The colorful buildings are the work of former Tirana Mayor Edi Rama. Rama, a trained artist, was elected mayor in 2000 when he was only 36 years old. He started repairing the city’s broken infrastructure, but it was (and still is) a daunting challenge. When he realized he didn’t have the money to repair/reconstruct the worn down buildings, he decided to paint them every color imaginable.
The decision was controversial. Residents didn’t get to choose which color they wanted, and I imagine more than a few babas don’t like living in a green building covered with arrows. Others might think that the program is merely lipstick on a pig. I strongly disagree. (Though I wouldn’t mind seeing a building covered in lipsticked pigs. Just an idea, Albanians…)
The painted buildings are a perfect compliment to the wacky city. Sure, the power may go out three times in one afternoon, but maybe that’s expected when you’re surrounded by polka dot buildings. Oh, there’s a donkey and a horse grazing in the heart of the city? Well, at least they’ve picked a pretty spot to hang out in.
Besides, the buildings are merely a backdrop to more jaw-dropping sights, like the pyramid commemorating Enver Hoxha.

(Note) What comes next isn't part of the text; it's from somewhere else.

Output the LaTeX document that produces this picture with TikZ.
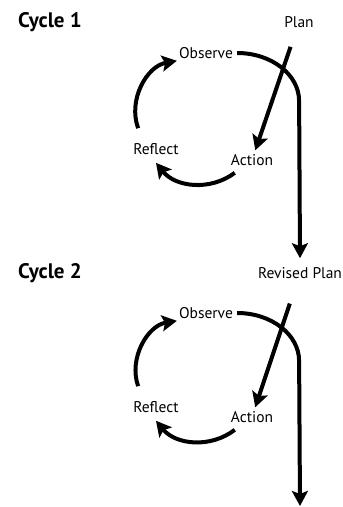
\documentclass[tikz,border=0pt]{standalone}
\usepackage{fontspec}
\setmainfont{PT Sans}
\usetikzlibrary{arrows.meta}
\tikzstyle{phase} = [inner sep=2pt, font=\fontsize{15.5}{18}\selectfont]
\tikzstyle{cyclelabel} = [inner sep=2pt, font=\bfseries\fontsize{21}{24}\selectfont]
\tikzstyle{arrow} = [line width=4pt, -{Stealth[length=15pt, width=16pt, inset=3pt]}]

\begin{document}
\begin{tikzpicture}[x=1pt, y=1pt, node distance=2.5cm]
\useasboundingbox (0,0) rectangle (343,507);

%% NODES

\node (cycle1) [cyclelabel] at (50,485) {Cycle 1};
\node (plan1) [phase, right of=cycle1, node distance=249pt] {Plan};
\node (observe1) [phase, below of=plan1, node distance=31pt, xshift=-93pt] {Observe};
\node (action1) [phase, below of=observe1, node distance=107pt, xshift=46pt] {Action};
\node (reflect1) [phase, left of=action1, node distance=96pt, yshift=11pt] {Reflect};

\node (cycle2) [cyclelabel, below of=cycle1, node distance=251pt] {Cycle 2};
\node (revplan) [phase, right of=cycle2, node distance=250pt] {Revised Plan};
\node (observe2) [phase, below of=revplan, node distance=40pt, xshift=-94pt] {Observe};
\node (action2) [phase, below of=observe2, node distance=104pt, xshift=46pt] {Action};
\node (reflect2) [phase, left of=action2, node distance=96pt, yshift=10pt] {Reflect};
\coordinate (end2) at ([yshift=-233pt]revplan.center);

%% ARROWS

\draw [arrow, shorten <=18pt, shorten >=2pt] (plan1) -- (action1);
\draw [arrow] ([xshift=2pt]observe1.east) arc[start angle=90, end angle=0, x radius=62pt, y radius=48pt] -- ([yshift=7pt]revplan.north);
\draw [arrow] ([xshift=6pt,yshift=-5pt]action1.south west) to[bend left=44] ([yshift=-6pt]reflect1.south);
\draw [arrow] ([xshift=7pt,yshift=13pt]reflect1.north west) to[bend left=50] (observe1.south west);

\draw [arrow, shorten <=24pt, shorten >=2pt] (revplan) -- (action2);
\draw [arrow] ([xshift=2pt]observe2.east) arc[start angle=90, end angle=0, x radius=62pt, y radius=48pt] -- (end2);
\draw [arrow] ([xshift=6pt,yshift=-5pt]action2.south west) to[bend left=44] ([yshift=-6pt]reflect2.south);
\draw [arrow] ([xshift=7pt,yshift=13pt]reflect2.north west) to[bend left=50] (observe2.south west);

\end{tikzpicture}
\end{document}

The Rama buildings, as I’ll call them, give Tirana an exterior as colorful as its existence. Many capital cities are unworthy of tourists’ time. They’re merely places to sleep while you’re waiting for a train, or where you’re forced to go for business conferences. Tirana’s buildings made me want to walk around the city, look around/up corners and ask myself, “what else is lurking around here?”
Best of all, the colorful city may inspire creative new architecture, like this building.
If art can’t change the world, at least it can help change the face of Tirana.